Victory and liberation

That’s not what this post is about, unless writing itself is a victory over lassitude, or fear, or circumstance, or the external and internal forces that muffle me. I just wanted to see the word victory. I yearn for victory.

Visibility and liberation: It would be a victory to be visible. Or maybe my victories need to be visible to me. I am trying to shine, to show up, to take up space, to get bigger. My hand is waving wildly, “Pick me! Pick me! Pick MEEEEEE.” And… silence. Enveloping invisibility. Silencing invisibility. My belief in my accomplishments, always tenuous (tenebrous?), fades a little more with each unanswered email, each week that passes after the initial interview.
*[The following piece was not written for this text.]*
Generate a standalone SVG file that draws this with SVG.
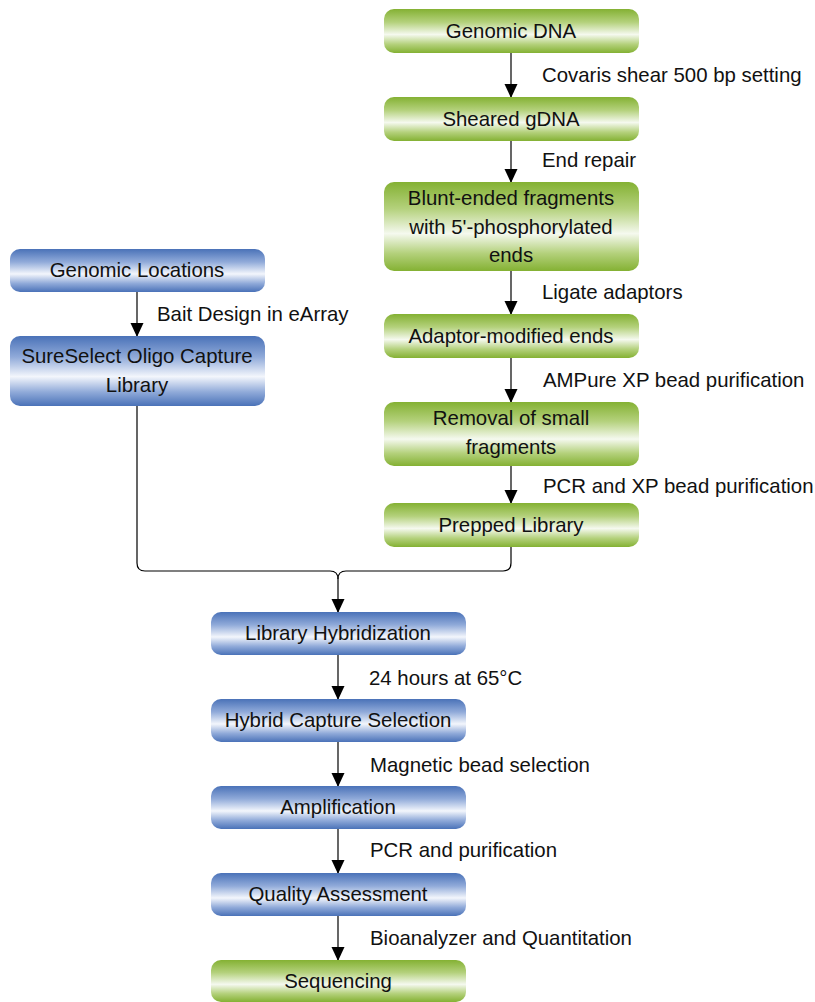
<svg xmlns="http://www.w3.org/2000/svg" width="815" height="1002" viewBox="0 0 815 1002">
<defs>
<linearGradient id="gGreen" x1="0" y1="0" x2="0" y2="1">
<stop offset="0" stop-color="#84b133"/>
<stop offset="0.3" stop-color="#b4d17c"/>
<stop offset="0.58" stop-color="#f5f9ef"/>
<stop offset="0.8" stop-color="#b4d17c"/>
<stop offset="1" stop-color="#84b133"/>
</linearGradient>
<linearGradient id="gBlue" x1="0" y1="0" x2="0" y2="1">
<stop offset="0" stop-color="#4a72b8"/>
<stop offset="0.3" stop-color="#90aad9"/>
<stop offset="0.58" stop-color="#f3f6fc"/>
<stop offset="0.8" stop-color="#90aad9"/>
<stop offset="1" stop-color="#4a72b8"/>
</linearGradient>
<marker id="arr" markerUnits="userSpaceOnUse" markerWidth="14" markerHeight="16" refX="13" refY="6.5" orient="auto">
<path d="M0,0 L14,6.5 L0,13 Z" fill="#000"/>
</marker>
<style>
.green{fill:url(#gGreen);}
.blue{fill:url(#gBlue);}
text{font-family:"Liberation Sans",Arial,sans-serif;font-size:20.4px;fill:#111;}
.nt{text-anchor:middle;}
.conn{fill:none;stroke:#000;stroke-width:1.2;}
</style>
</defs>

<g id="connectors">
<path class="conn" d="M511,53 V97" marker-end="url(#arr)"/>
<path class="conn" d="M511,141 V182" marker-end="url(#arr)"/>
<path class="conn" d="M511,271 V314" marker-end="url(#arr)"/>
<path class="conn" d="M511,358 V402" marker-end="url(#arr)"/>
<path class="conn" d="M511,466 V503" marker-end="url(#arr)"/>
<path class="conn" d="M137,292 V336" marker-end="url(#arr)"/>
<path class="conn" d="M137,406 V563 Q137,571 145,571 H330 Q338,571 338,579 V612" marker-end="url(#arr)"/>
<path class="conn" d="M511,547 V563 Q511,571 503,571 H346 Q338,571 338,579"/>
<path class="conn" d="M338,655 V699" marker-end="url(#arr)"/>
<path class="conn" d="M338,742 V786" marker-end="url(#arr)"/>
<path class="conn" d="M338,829 V873" marker-end="url(#arr)"/>
<path class="conn" d="M338,916 V960" marker-end="url(#arr)"/>
<text x="542" y="82">Covaris shear 500 bp setting</text>
<text x="542" y="167">End repair</text>
<text x="542" y="299">Ligate adaptors</text>
<text x="543" y="387">AMPure XP bead purification</text>
<text x="543" y="493">PCR and XP bead purification</text>
<text x="157" y="321">Bait Design in eArray</text>
<text x="369" y="685">24 hours at 65°C</text>
<text x="370" y="772">Magnetic bead selection</text>
<text x="370" y="857">PCR and purification</text>
<text x="370" y="945">Bioanalyzer and Quantitation</text>
</g>

<g id="n-genomic-dna">
<rect class="green" x="384" y="9" width="255" height="44" rx="10"/>
<text class="nt" x="511" y="38">Genomic DNA</text>
</g>
<g id="n-sheared">
<rect class="green" x="384" y="97" width="255" height="44" rx="10"/>
<text class="nt" x="511" y="126">Sheared gDNA</text>
</g>
<g id="n-blunt">
<rect class="green" x="384" y="182" width="255" height="89" rx="10"/>
<text class="nt" x="511" y="205">Blunt-ended fragments</text>
<text class="nt" x="511" y="234">with 5'-phosphorylated</text>
<text class="nt" x="511" y="262">ends</text>
</g>
<g id="n-adaptor">
<rect class="green" x="384" y="314" width="255" height="44" rx="10"/>
<text class="nt" x="511" y="343">Adaptor-modified ends</text>
</g>
<g id="n-removal">
<rect class="green" x="384" y="402" width="255" height="64" rx="10"/>
<text class="nt" x="511" y="425">Removal of small</text>
<text class="nt" x="511" y="454">fragments</text>
</g>
<g id="n-prepped">
<rect class="green" x="384" y="503" width="255" height="44" rx="10"/>
<text class="nt" x="511" y="532">Prepped Library</text>
</g>
<g id="n-genomic-locations">
<rect class="blue" x="10" y="249" width="255" height="43" rx="10"/>
<text class="nt" x="137" y="277">Genomic Locations</text>
</g>
<g id="n-sureselect">
<rect class="blue" x="10" y="336" width="255" height="70" rx="10"/>
<text class="nt" x="137" y="363">SureSelect Oligo Capture</text>
<text class="nt" x="137" y="392">Library</text>
</g>
<g id="n-hybridization">
<rect class="blue" x="211" y="612" width="255" height="43" rx="10"/>
<text class="nt" x="338" y="640">Library Hybridization</text>
</g>
<g id="n-capture">
<rect class="blue" x="211" y="699" width="255" height="43" rx="10"/>
<text class="nt" x="338" y="727">Hybrid Capture Selection</text>
</g>
<g id="n-amplification">
<rect class="blue" x="211" y="786" width="255" height="43" rx="10"/>
<text class="nt" x="338" y="814">Amplification</text>
</g>
<g id="n-quality">
<rect class="blue" x="211" y="873" width="255" height="43" rx="10"/>
<text class="nt" x="338" y="901">Quality Assessment</text>
</g>
<g id="n-sequencing">
<rect class="green" x="211" y="960" width="255" height="42" rx="10"/>
<text class="nt" x="338" y="988">Sequencing</text>
</g>
</svg>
Virtue and liberation: There is no overlap. My conception of virtue is vicious, eviscerating to me. I will not achieve liberation by being the kindest, the nicest, the most self-sacrificing. If so, I would be wondrously free by now — but is the kindest, the nicest, the most self-sacrificing ever really free? No. It’s the “ests” that shackle her (always a her!). “-Est” requires comparison, and liberated people make our (our?!) own measuring sticks. I will be kind, I will be nice. I will call a halt to the sacrifice of my own self because I only have the one and I’d miss me if I disappeared.
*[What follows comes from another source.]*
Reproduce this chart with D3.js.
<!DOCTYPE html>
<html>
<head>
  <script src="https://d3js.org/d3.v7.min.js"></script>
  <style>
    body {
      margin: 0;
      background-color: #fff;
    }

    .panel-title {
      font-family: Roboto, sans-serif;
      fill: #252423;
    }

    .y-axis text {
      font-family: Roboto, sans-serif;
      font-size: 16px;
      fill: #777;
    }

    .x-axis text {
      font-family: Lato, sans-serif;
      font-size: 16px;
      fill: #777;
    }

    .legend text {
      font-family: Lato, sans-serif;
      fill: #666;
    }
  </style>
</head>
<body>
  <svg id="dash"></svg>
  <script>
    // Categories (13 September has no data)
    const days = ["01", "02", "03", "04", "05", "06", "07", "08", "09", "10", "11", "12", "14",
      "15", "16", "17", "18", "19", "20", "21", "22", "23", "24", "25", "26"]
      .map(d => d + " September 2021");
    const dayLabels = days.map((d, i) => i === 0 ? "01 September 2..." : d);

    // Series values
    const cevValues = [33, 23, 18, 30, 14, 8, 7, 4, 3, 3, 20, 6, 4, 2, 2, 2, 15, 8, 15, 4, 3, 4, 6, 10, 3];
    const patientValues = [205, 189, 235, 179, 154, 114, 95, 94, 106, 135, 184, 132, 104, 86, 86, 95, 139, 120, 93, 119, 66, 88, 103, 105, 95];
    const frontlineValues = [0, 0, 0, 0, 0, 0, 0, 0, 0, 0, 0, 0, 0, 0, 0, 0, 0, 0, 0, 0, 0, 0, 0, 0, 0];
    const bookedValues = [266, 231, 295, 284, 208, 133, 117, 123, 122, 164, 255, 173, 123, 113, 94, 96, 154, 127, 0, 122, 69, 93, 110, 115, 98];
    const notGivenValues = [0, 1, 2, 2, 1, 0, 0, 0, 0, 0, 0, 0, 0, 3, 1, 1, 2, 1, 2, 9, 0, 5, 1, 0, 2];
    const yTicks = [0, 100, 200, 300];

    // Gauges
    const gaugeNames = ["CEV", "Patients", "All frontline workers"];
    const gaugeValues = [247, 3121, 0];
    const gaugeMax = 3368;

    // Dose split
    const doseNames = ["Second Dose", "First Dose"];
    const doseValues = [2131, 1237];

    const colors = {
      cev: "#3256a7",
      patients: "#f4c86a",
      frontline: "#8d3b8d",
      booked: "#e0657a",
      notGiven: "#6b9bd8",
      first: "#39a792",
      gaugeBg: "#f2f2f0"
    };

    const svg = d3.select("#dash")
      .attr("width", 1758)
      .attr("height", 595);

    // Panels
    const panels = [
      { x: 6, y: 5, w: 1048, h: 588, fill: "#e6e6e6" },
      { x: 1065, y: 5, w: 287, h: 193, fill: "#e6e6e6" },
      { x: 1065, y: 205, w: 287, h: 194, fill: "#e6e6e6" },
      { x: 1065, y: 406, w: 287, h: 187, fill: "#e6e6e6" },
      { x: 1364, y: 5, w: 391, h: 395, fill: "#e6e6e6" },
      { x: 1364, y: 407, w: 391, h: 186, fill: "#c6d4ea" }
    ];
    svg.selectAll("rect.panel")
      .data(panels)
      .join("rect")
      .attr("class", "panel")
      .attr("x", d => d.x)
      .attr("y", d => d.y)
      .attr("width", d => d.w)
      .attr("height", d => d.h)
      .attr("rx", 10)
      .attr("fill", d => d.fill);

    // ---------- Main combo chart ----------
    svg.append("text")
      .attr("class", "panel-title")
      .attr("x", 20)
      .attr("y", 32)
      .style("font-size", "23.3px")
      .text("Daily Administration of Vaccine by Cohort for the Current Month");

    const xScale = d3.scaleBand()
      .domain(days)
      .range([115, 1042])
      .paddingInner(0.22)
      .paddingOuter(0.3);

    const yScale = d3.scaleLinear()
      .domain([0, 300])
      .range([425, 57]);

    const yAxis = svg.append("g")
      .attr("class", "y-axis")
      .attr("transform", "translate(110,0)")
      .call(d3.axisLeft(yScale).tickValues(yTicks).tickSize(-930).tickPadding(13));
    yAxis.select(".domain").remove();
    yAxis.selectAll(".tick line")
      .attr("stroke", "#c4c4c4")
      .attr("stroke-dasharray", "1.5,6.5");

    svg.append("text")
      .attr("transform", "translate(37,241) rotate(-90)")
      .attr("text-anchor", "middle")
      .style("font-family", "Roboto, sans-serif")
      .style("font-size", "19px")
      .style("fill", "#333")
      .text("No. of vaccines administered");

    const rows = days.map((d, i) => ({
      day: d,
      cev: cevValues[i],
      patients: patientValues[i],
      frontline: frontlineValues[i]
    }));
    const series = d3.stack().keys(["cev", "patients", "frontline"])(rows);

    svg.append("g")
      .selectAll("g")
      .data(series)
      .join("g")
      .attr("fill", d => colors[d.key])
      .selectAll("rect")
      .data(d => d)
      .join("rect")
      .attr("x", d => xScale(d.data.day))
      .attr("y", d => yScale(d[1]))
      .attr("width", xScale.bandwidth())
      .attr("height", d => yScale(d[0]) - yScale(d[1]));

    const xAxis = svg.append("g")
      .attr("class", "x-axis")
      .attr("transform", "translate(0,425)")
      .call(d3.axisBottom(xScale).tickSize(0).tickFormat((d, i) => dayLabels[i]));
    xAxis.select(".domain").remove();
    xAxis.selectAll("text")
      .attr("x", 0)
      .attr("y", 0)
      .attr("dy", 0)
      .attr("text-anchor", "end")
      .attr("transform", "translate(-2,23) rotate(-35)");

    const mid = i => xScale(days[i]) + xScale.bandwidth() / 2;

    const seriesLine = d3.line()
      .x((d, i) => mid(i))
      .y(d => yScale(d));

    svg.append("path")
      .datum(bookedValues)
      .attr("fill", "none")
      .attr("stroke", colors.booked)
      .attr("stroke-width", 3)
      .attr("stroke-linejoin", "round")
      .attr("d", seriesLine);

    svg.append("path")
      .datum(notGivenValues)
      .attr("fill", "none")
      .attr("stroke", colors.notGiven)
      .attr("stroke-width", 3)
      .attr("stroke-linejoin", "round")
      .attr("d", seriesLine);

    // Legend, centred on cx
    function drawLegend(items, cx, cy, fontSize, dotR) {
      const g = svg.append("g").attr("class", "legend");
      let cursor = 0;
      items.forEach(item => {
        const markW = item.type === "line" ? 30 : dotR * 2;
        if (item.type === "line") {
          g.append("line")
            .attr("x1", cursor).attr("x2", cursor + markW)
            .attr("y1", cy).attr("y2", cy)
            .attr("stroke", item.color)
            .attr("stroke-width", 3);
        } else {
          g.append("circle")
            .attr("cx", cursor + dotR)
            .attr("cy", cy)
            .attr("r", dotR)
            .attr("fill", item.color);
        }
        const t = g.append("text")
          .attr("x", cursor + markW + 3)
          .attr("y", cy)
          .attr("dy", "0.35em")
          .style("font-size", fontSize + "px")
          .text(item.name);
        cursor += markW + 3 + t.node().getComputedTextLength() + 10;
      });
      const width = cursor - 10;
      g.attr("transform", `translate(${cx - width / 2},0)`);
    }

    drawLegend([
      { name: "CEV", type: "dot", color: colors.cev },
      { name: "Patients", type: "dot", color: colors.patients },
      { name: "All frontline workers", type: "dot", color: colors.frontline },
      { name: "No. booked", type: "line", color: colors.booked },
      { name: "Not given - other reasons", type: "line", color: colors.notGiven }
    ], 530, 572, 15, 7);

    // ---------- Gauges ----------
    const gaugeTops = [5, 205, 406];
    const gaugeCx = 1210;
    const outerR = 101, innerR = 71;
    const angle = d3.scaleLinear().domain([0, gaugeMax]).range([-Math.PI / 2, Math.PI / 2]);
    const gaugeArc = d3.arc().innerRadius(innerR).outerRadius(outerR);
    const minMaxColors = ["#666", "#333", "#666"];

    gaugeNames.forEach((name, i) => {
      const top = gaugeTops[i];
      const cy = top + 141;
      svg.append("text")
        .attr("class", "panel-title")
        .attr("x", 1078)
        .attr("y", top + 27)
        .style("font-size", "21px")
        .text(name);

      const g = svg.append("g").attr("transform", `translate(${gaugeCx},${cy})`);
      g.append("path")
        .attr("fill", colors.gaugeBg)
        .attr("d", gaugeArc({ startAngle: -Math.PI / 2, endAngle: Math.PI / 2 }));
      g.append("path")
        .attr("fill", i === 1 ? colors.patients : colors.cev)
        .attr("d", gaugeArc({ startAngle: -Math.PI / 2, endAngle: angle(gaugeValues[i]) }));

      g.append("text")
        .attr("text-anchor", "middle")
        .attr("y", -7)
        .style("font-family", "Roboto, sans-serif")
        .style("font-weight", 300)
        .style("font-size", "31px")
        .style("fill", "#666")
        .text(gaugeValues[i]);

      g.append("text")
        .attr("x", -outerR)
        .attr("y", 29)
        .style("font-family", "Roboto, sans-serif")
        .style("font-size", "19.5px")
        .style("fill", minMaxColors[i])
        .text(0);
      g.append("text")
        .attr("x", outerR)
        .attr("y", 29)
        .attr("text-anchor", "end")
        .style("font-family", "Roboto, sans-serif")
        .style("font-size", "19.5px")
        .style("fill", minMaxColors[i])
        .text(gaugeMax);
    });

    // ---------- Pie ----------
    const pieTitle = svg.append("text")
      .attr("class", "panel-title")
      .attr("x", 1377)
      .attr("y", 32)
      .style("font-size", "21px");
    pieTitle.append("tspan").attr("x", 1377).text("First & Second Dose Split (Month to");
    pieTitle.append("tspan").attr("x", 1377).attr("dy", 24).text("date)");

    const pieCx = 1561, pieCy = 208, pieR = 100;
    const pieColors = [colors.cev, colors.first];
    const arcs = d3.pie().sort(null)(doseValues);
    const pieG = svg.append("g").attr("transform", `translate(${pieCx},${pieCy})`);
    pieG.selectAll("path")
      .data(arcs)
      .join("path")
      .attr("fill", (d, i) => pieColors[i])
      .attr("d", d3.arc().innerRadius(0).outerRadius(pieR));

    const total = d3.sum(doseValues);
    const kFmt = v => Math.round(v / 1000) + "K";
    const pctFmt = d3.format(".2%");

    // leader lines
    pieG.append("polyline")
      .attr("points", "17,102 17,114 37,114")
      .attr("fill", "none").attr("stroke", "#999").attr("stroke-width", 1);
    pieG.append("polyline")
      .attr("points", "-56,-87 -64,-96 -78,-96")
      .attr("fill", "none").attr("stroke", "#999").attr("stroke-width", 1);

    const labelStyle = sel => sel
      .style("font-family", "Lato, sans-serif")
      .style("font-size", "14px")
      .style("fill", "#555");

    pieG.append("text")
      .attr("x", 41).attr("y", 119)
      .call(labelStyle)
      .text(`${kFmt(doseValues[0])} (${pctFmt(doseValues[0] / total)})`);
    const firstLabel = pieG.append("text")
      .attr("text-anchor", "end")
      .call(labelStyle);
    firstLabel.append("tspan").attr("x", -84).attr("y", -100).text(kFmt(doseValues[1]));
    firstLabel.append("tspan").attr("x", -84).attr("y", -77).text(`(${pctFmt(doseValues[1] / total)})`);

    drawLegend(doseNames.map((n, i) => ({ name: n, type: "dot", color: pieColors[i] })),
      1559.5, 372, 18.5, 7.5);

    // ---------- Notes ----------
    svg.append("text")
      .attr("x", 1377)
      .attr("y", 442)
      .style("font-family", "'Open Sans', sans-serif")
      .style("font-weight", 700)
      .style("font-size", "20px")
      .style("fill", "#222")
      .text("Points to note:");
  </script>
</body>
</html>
Virus and liberation: I do appreciate the time for reflection. I do. I expect I will look back on it as an important time.

Variability and liberation: my mood, my mind — all over the place, as if to make up for the strict limits on where my body can go and has gone. That itself is wearying. I will wake up feeling fine, buoyant, victorious, even. And then I’m sad, heavy, confused, purposeless. There’s no cause for the shift — it’s like swimming across a cold spot in the ocean. It’s just there, and me in it.

Value and liberation: I have value, whether liberated or not. I have value, I am valuable, I value myself. I worry that I get closer to losing that thread every day. It’s not actually a thread. It’s a thick, well-twisted rope. I can rely on it to hold me. It’s hard, though. I’m not feeling at all valued professionally or valuable. Where are all the people who should want me? (Pick me! Pick me! Pick MEEEEEE!). Why are they waiting so long, or making me wait so long? Enough.

Vision and liberation: I’ll know it when I see it. And I know that I will see it.